A Review of Sade Murphy’s Dream Machine
75 pp. / $15.00
Louise Glück writes in her Wild Iris, “At the end of my suffering, there was a door.” Conversely, Sade Murphy’s Dream Machine asks, “At the end of her dream machine, is there a door?” And what will that door open into?
Sade Murphy is from Houston. Like Rothko, she is an artist. Some artists work in media such as digital installation, painting, printmaking, and sometimes collage. What kind of literary medium is Murphy’s Dream Machine? Is it a hybrid between postmodernity and arithmetic? Between textual hallucination and dreamscape? Between prophecy and semiautomatic coital positions? Does it bear resemblance to Keith Waldrop’s dada-lyrical and radiant visual collages? What kind of poetry crop do we want and expect from a poet born in a city filled with magnolias?

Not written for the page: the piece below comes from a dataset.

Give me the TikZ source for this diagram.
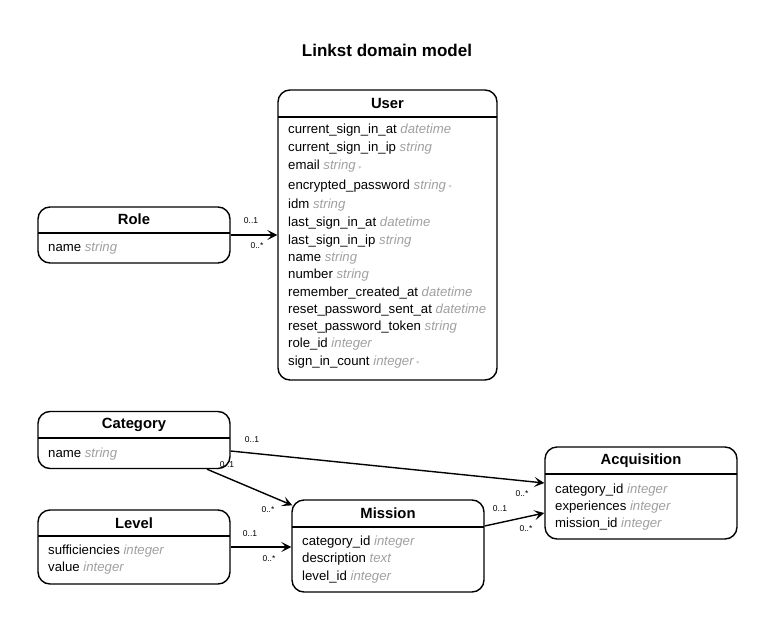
\documentclass[tikz,border=0pt]{standalone}
\usepackage{fontspec}
\setmainfont{Liberation Sans}
\usetikzlibrary{arrows.meta}
\definecolor{typegray}{RGB}{160,160,160}
\tikzset{
  tbl/.style={draw=black, line width=1.4pt, rounded corners=12pt, inner sep=0pt},
  hdr/.style={font=\fontsize{14.8}{16}\selectfont\bfseries, inner sep=0pt},
  attr/.style={anchor=base west, inner sep=0pt, font=\fontsize{13.2}{15}\selectfont},
  sep/.style={line width=1.1pt},
  conn/.style={line width=1.4pt, -{Stealth[length=10pt,width=10pt,inset=4.5pt]}},
  card/.style={font=\fontsize{8.5}{9}\selectfont, inner sep=0pt},
}
\newcommand{\ty}[1]{{\color{typegray}\itshape #1}}
\newcommand{\req}{{\color{typegray}\,\raisebox{0.5pt}{\fontsize{7}{7}\selectfont$\ast$}}}
\begin{document}
\begin{tikzpicture}[x=1pt,y=-1pt]
\useasboundingbox (0,0) rectangle (775,631);
\node[font=\fontsize{17}{19}\selectfont\bfseries, inner sep=0pt] (title) at (387,50) {Linkst domain model};

% User
\node[tbl, minimum width=219pt, minimum height=290pt] (user) at (387.5,235) {};
\node[hdr] (userh) at (387.5,103) {User};
\draw[sep] (278,117) -- (497,117);
\node[attr] (u1) at (288,133.5) {current\_sign\_in\_at \ty{datetime}};
\node[attr] (u2) at (288,151.5) {current\_sign\_in\_ip \ty{string}};
\node[attr] (u3) at (288,169.5) {email \ty{string}\req};
\node[attr] (u4) at (288,189) {encrypted\_password \ty{string}\req};
\node[attr] (u5) at (288,208.5) {idm \ty{string}};
\node[attr] (u6) at (288,226) {last\_sign\_in\_at \ty{datetime}};
\node[attr] (u7) at (288,244) {last\_sign\_in\_ip \ty{string}};
\node[attr] (u8) at (288,261.5) {name \ty{string}};
\node[attr] (u9) at (288,278.5) {number \ty{string}};
\node[attr] (u10) at (288,296) {remember\_created\_at \ty{datetime}};
\node[attr] (u11) at (288,313) {reset\_password\_sent\_at \ty{datetime}};
\node[attr] (u12) at (288,330.5) {reset\_password\_token \ty{string}};
\node[attr] (u13) at (288,347.5) {role\_id \ty{integer}};
\node[attr] (u14) at (288,365) {sign\_in\_count \ty{integer}\req};

% Role
\node[tbl, minimum width=192pt, minimum height=56pt] (role) at (134,235) {};
\node[hdr] (roleh) at (134,219.5) {Role};
\draw[sep] (38,233) -- (230,233);
\node[attr] (r1) at (48,251.5) {name \ty{string}};

% Category
\node[tbl, minimum width=192pt, minimum height=57pt] (cat) at (134,440) {};
\node[hdr] (cath) at (134,424.5) {Category};
\draw[sep] (38,438) -- (230,438);
\node[attr] (c1) at (48,457.5) {name \ty{string}};

% Level
\node[tbl, minimum width=192pt, minimum height=74pt] (lvl) at (134,547) {};
\node[hdr] (lvlh) at (134,523.5) {Level};
\draw[sep] (38,536) -- (230,536);
\node[attr] (l1) at (48,554.5) {sufficiencies \ty{integer}};
\node[attr] (l2) at (48,571.5) {value \ty{integer}};

% Mission
\node[tbl, minimum width=192pt, minimum height=92pt] (mis) at (388,546) {};
\node[hdr] (mish) at (388,513) {Mission};
\draw[sep] (292,527) -- (484,527);
\node[attr] (m1) at (302,545) {category\_id \ty{integer}};
\node[attr] (m2) at (302,562.5) {description \ty{text}};
\node[attr] (m3) at (302,580.5) {level\_id \ty{integer}};

% Acquisition
\node[tbl, minimum width=192pt, minimum height=92pt] (acq) at (641,493) {};
\node[hdr] (acqh) at (641,461) {Acquisition};
\draw[sep] (545,474) -- (737,474);
\node[attr] (a1) at (555,493.5) {category\_id \ty{integer}};
\node[attr] (a2) at (555,510.5) {experiences \ty{integer}};
\node[attr] (a3) at (555,527.5) {mission\_id \ty{integer}};

% connectors
\draw[conn] (role.east) -- (user.west |- role.east);
\node[card] (rc1) at (251,221) {0..1};
\node[card] (rc2) at (257,246) {0..*};

\draw[conn] ([yshift=-11pt]cat.east) -- ([yshift=10pt]acq.west);
\node[card] (cc1) at (252,440) {0..1};
\node[card] (cc2) at (522,494) {0..*};

\draw[conn] ([xshift=73pt]cat.south) -- ([xshift=1pt,yshift=-6pt]mis.north west);
\node[card] (cm1) at (227,465) {0..1};
\node[card] (cm2) at (268,510) {0..*};

\draw[conn] (lvl.east) -- (mis.west |- lvl.east);
\node[card] (lm1) at (250,534) {0..1};
\node[card] (lm2) at (269,559) {0..*};

\draw[conn] ([yshift=20pt]mis.east) -- ([yshift=-20pt]acq.west);
\node[card] (ma1) at (500,509) {0..1};
\node[card] (ma2) at (526,529) {0..*};
\end{tikzpicture}
\end{document}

In an interview, Murphy shares with the world that Dream Machine birthed from a writing exercise where she recorded the previous night’s dreams over breakfast. She has named her poems with numbers derived from various, selected places such as Imaginary Numbers, Biblical Numbers, Prime Numbers, Fibonacci Numbers, etc. She even has a category for Sexy Numbers. She connotes the number “0” as a sexy number. When it first appears to you, you realize that it makes sense why zero would be such. The round “O” for Orgasm. Surely it can’t be anything else.

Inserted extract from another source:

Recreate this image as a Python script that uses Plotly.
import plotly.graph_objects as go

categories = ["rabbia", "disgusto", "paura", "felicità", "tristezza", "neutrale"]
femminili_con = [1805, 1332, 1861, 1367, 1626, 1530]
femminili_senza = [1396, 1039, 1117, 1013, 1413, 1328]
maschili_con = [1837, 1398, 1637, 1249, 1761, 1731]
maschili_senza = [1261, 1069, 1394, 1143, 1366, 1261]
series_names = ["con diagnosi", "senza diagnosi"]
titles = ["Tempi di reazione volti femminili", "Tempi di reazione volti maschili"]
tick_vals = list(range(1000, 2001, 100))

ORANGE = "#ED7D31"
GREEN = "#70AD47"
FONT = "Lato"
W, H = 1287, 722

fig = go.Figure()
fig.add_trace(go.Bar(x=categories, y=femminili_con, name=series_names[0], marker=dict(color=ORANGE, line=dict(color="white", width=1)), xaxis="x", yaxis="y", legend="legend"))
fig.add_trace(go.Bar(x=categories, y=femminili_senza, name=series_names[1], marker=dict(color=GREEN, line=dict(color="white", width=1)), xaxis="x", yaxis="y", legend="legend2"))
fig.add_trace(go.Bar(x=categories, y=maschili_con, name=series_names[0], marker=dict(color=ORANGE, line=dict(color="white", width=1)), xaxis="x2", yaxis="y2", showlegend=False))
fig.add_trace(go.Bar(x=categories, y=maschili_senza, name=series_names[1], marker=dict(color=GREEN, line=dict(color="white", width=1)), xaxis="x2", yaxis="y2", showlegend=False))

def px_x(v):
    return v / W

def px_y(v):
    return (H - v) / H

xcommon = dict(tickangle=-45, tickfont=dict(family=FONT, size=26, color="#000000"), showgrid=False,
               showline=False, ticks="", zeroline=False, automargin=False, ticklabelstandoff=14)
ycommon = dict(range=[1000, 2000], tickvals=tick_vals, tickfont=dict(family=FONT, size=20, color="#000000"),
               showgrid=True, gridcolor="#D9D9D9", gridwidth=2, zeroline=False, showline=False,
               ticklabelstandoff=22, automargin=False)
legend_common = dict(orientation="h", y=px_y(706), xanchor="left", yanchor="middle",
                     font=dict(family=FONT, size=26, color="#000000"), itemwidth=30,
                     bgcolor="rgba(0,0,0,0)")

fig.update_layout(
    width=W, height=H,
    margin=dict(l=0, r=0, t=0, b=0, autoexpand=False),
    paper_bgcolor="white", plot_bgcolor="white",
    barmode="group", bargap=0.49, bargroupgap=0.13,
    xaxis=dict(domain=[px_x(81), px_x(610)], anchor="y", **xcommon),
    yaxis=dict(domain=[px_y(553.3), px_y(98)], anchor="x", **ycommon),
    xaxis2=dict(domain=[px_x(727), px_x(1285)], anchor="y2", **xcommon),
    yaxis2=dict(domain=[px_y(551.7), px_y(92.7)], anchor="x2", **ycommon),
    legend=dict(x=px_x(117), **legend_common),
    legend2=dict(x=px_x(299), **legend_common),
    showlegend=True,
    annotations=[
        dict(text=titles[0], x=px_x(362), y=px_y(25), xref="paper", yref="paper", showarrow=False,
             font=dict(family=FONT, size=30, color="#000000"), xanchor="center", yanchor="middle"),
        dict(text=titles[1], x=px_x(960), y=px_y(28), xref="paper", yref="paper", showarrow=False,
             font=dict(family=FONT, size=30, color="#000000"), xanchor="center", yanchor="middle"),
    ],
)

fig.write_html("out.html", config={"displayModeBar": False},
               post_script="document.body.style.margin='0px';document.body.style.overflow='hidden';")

Sade Murphy begins with this line from ‘Post Prelude to Dream Machine’: “The orgasm backfired muffled sobs on its crest.” As a reader or a lover of intimacy, you don’t expect an orgasm to backfire, but it has, and it appears on your first neonatal sampling of her work. So you continue as you suck on your thumb, hoping that by the end of the poem, the orgasm isn’t holding a handgun and pointing at you. You discover that it isn’t. In fact, most of Murphy’s lines are esoteric in themselves, rarely repeating though they multiply in their inventiveness. In fact, the only frequent visitor that traffics Murphy’s world goes under the name of “Him.” When “Him” is capitalized like so, you can only refer to Jesus and Houston because that is the only place where Jesus would want to be, you assume. As you travel down the highway of the dream constructions of Murphy’s world, you discover that you wish you could live in Murphy’s dreams for three primary reasons:
1) she has more interesting dreams than you do (“Damn unicorn gorging on cucumbers and tiger lilies”;
2) she has a better subconscious than you do (“Try for a caustic coup and do callous hiccups”;
3) she has a better memory than you do (“A catharsis of feathers, camouflaged lavalieres, percolating rococo kids in full French & Indian War regalia.”)

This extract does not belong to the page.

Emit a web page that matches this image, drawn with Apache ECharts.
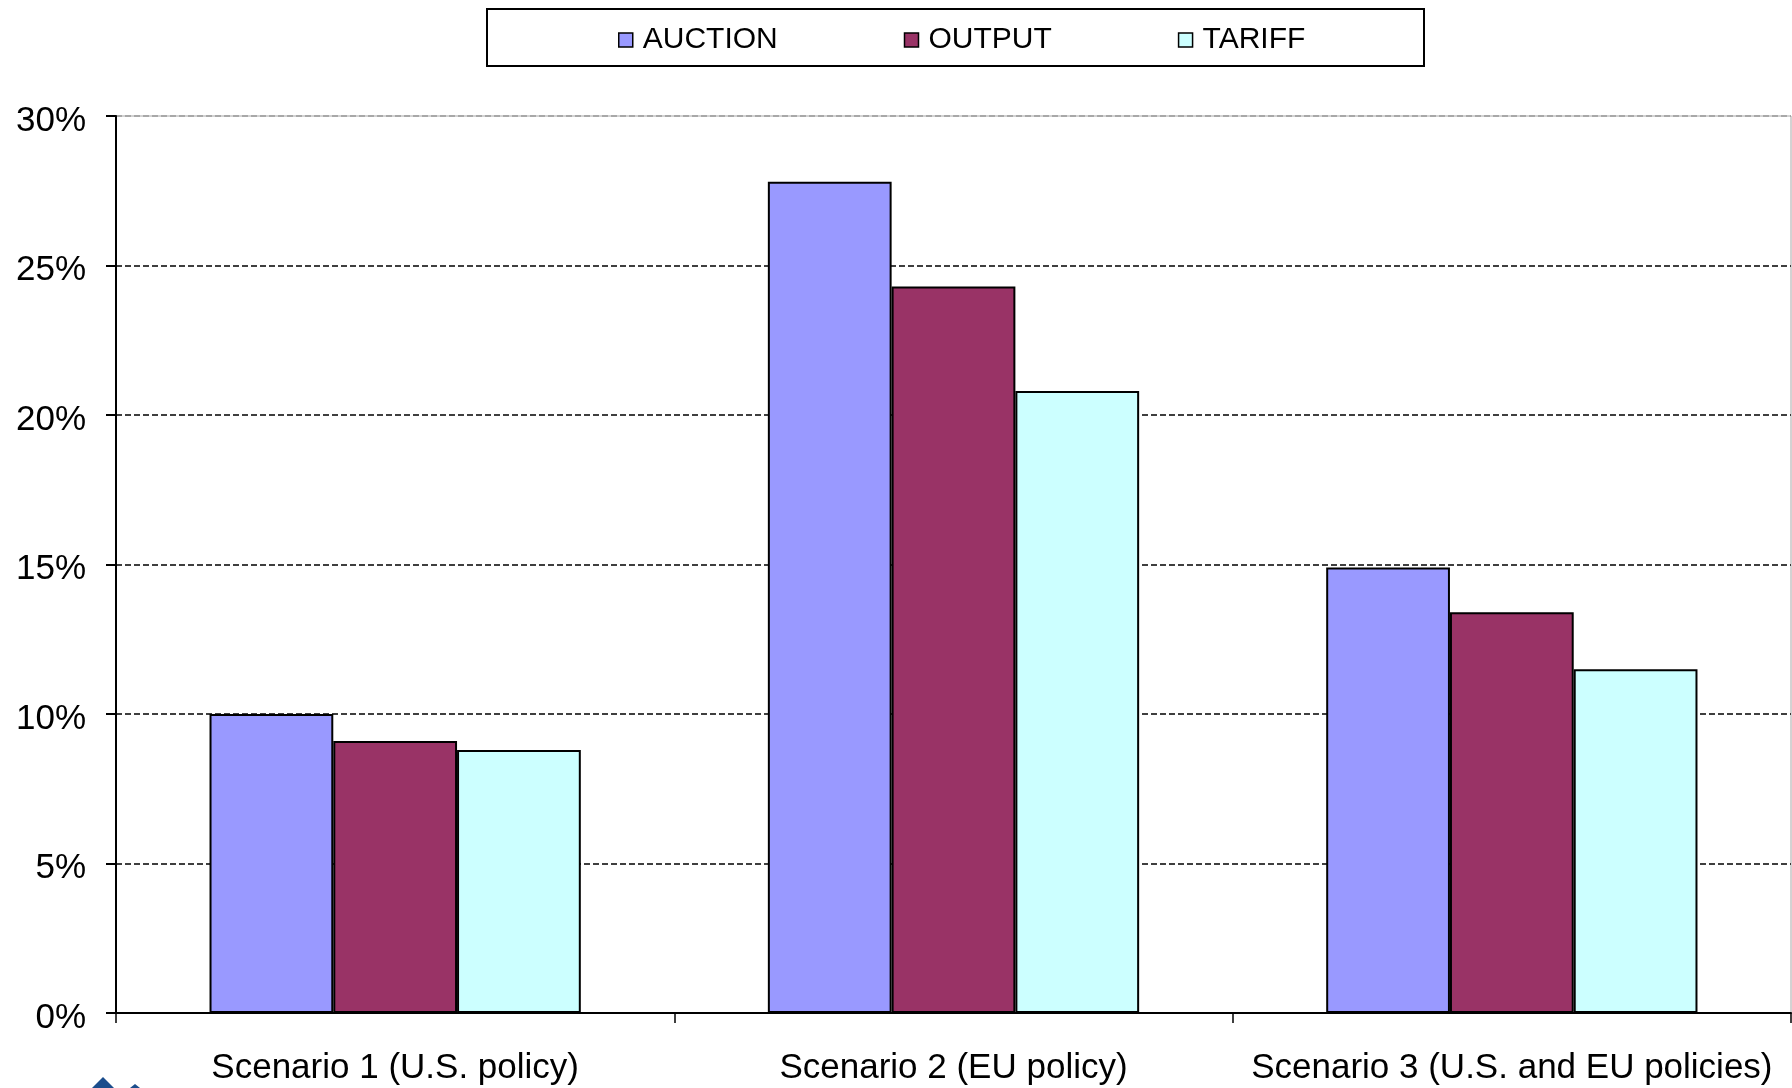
<!DOCTYPE html>
<html>
<head>
<meta charset="utf-8">
<script src="https://cdn.jsdelivr.net/npm/echarts@6/dist/echarts.min.js"></script>
<style>
  html, body { margin: 0; padding: 0; background: #fff; }
  #chart { width: 1792px; height: 1088px; }
</style>
</head>
<body>
<div id="chart"></div>
<script>
// Scenario categories and the three policy series (percent)
const categories = ['Scenario 1 (U.S. policy)', 'Scenario 2 (EU policy)', 'Scenario 3 (U.S. and EU policies)'];
const auction = [10.0, 27.8, 14.9];
const output = [9.1, 24.3, 13.4];
const tariff = [8.8, 20.8, 11.5];
const seriesNames = ['AUCTION', 'OUTPUT', 'TARIFF'];
const seriesColors = ['#9999FF', '#993366', '#CCFFFF'];
const seriesValues = [auction, output, tariff];

const FONT = '"Liberation Sans", Arial, sans-serif';

const chart = echarts.init(document.getElementById('chart'), null, { renderer: 'canvas' });

// dashed gridlines are black, the top edge at 30% is grey
const gridColors = ['#000', '#000', '#000', '#000', '#000', '#000', '#9a9a9a'];

chart.setOption({
  backgroundColor: '#ffffff',
  animation: false,
  textStyle: { fontFamily: FONT, color: '#000' },
  graphic: [
    {
      type: 'rect',
      left: 486, top: 8,
      shape: { width: 937, height: 57 },
      style: { fill: '#fff', stroke: '#000', lineWidth: 2 },
      z: -1
    },
    {
      type: 'polygon',
      shape: { points: [[92, 1088], [103, 1077], [114, 1088]] },
      style: { fill: '#1b4d8c' }
    },
    {
      type: 'polygon',
      shape: { points: [[130, 1088], [135, 1084], [140, 1088]] },
      style: { fill: '#1b4d8c' }
    }
  ],
  legend: {
    left: 618,
    top: 25,
    padding: 0,
    itemWidth: 14,
    itemHeight: 14,
    itemGap: 126,
    icon: 'rect',
    data: seriesNames,
    itemStyle: { borderColor: '#000', borderWidth: 1.5 },
    textStyle: { fontFamily: FONT, fontSize: 30, color: '#000', padding: [0, 0, 0, 5], lineHeight: 30 }
  },
  grid: {
    left: 116,
    right: 1,
    top: 116,
    bottom: 75,
    show: true,
    borderColor: '#a6a6a6',
    borderWidth: 1,
    containLabel: false
  },
  xAxis: {
    type: 'category',
    data: categories,
    axisLine: { show: true, lineStyle: { color: '#000', width: 2 } },
    axisTick: { show: true, length: 10, alignWithLabel: false, lineStyle: { color: '#000', width: 1.5 } },
    axisLabel: { fontFamily: FONT, fontSize: 35, color: '#000', margin: 38, interval: 0 },
    splitLine: { show: false }
  },
  yAxis: {
    type: 'value',
    min: 0,
    max: 30,
    interval: 5,
    axisLine: { show: true, lineStyle: { color: '#000', width: 2 } },
    axisTick: { show: true, length: 10, lineStyle: { color: '#000', width: 2 } },
    axisLabel: {
      color: '#000',
      margin: 30,
      formatter: '{p|{value}%}',
      rich: { p: { fontFamily: FONT, fontSize: 35, color: '#000', padding: [10, 0, 0, 0] } }
    },
    splitLine: { show: true, lineStyle: { color: gridColors, width: 1.5, type: [6, 3] } }
  },
  series: seriesNames.map((name, i) => ({
    name: name,
    type: 'bar',
    data: seriesValues[i],
    barGap: '0%',
    barCategoryGap: '33.5%',
    itemStyle: { color: seriesColors[i], borderColor: '#000', borderWidth: 2 }
  }))
});
</script>
</body>
</html>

Try recalling that upon waking up and most importantly, try limning that in one line!
The most interesting aspect of Murphy’s work is her translation. How does she translate the visual world into the textual? She does this by giving herself the sovereignty and boldness to explore her interior worlds and to avoid the conventional methods that hold back her creative, intellectual properties. She is like the Charon of the dream world, where if you offer her a coin by reading her work, she will take you across the visual Acheron rivers of her dreams to the proper chthonic palace of her words. After all, as a kinetic, visual thinker, I can’t seem to be able to imagine (in reverse) what the visual world of “Humidity will flirt with your mouth” or “bedazzled vaginas glitter gaudy” or “equestrian socks” or “mausoleum screams” etc. would look like, but she has that fearless ability. She also invites her love for numbers to come with her as well. As you will notice, when numbers and letters co-exist, they heighten their sexual altitude even more. Manuscripts that capitalize on this level of sexiness often live an exotic, unquiet life, as demonstrated by Murphy’s book. Her sexiness lives here from poem titled “33”:
33 Humming to black and white British people. Projected optic maroon angels pinching your sideburned sunburned love handle. Do the French inhale for me and peel the camel hair shirt from the exquisite corpse of charity. Impressionistic and impressed, I am under every street light, shooting cannonballs of fleeting fireflies, carouseling at three thirty. Envy is an umbrella against a sandstorm of affection. You rest somewhere between queue and ewe, savagely pretentious, retrieving letters from the recycled rubble.
More than her ability to translate, Murphy’s talent exists in her ability to create magic. She gives language a new periodic table of elements. When she combines and recombines the different chemical elements of her linguistic playfulness, we expect combustion. Her dream recordings are a series of combustion, igniting the poetic landscape of the Digital Age. So what do readers expect of this Houston-born poet who loves the dictionary, who loves word play, who toils with the linguistic hallucinogens called dreams? Do we expect her poems to smell like magnolias, like an art gallery, like The Niels Esperson Building, like an Art Car Parade, like George Bush Intercontinental Airport? I don’t know, but what I can say is that her dynamic, polychromatic poems do not intend to lie still like a dead leaf, waiting to be decomposed by time and neglect. Her poems are born into the world to become Pythagorean medusas meant to make love to a lexical Hydra.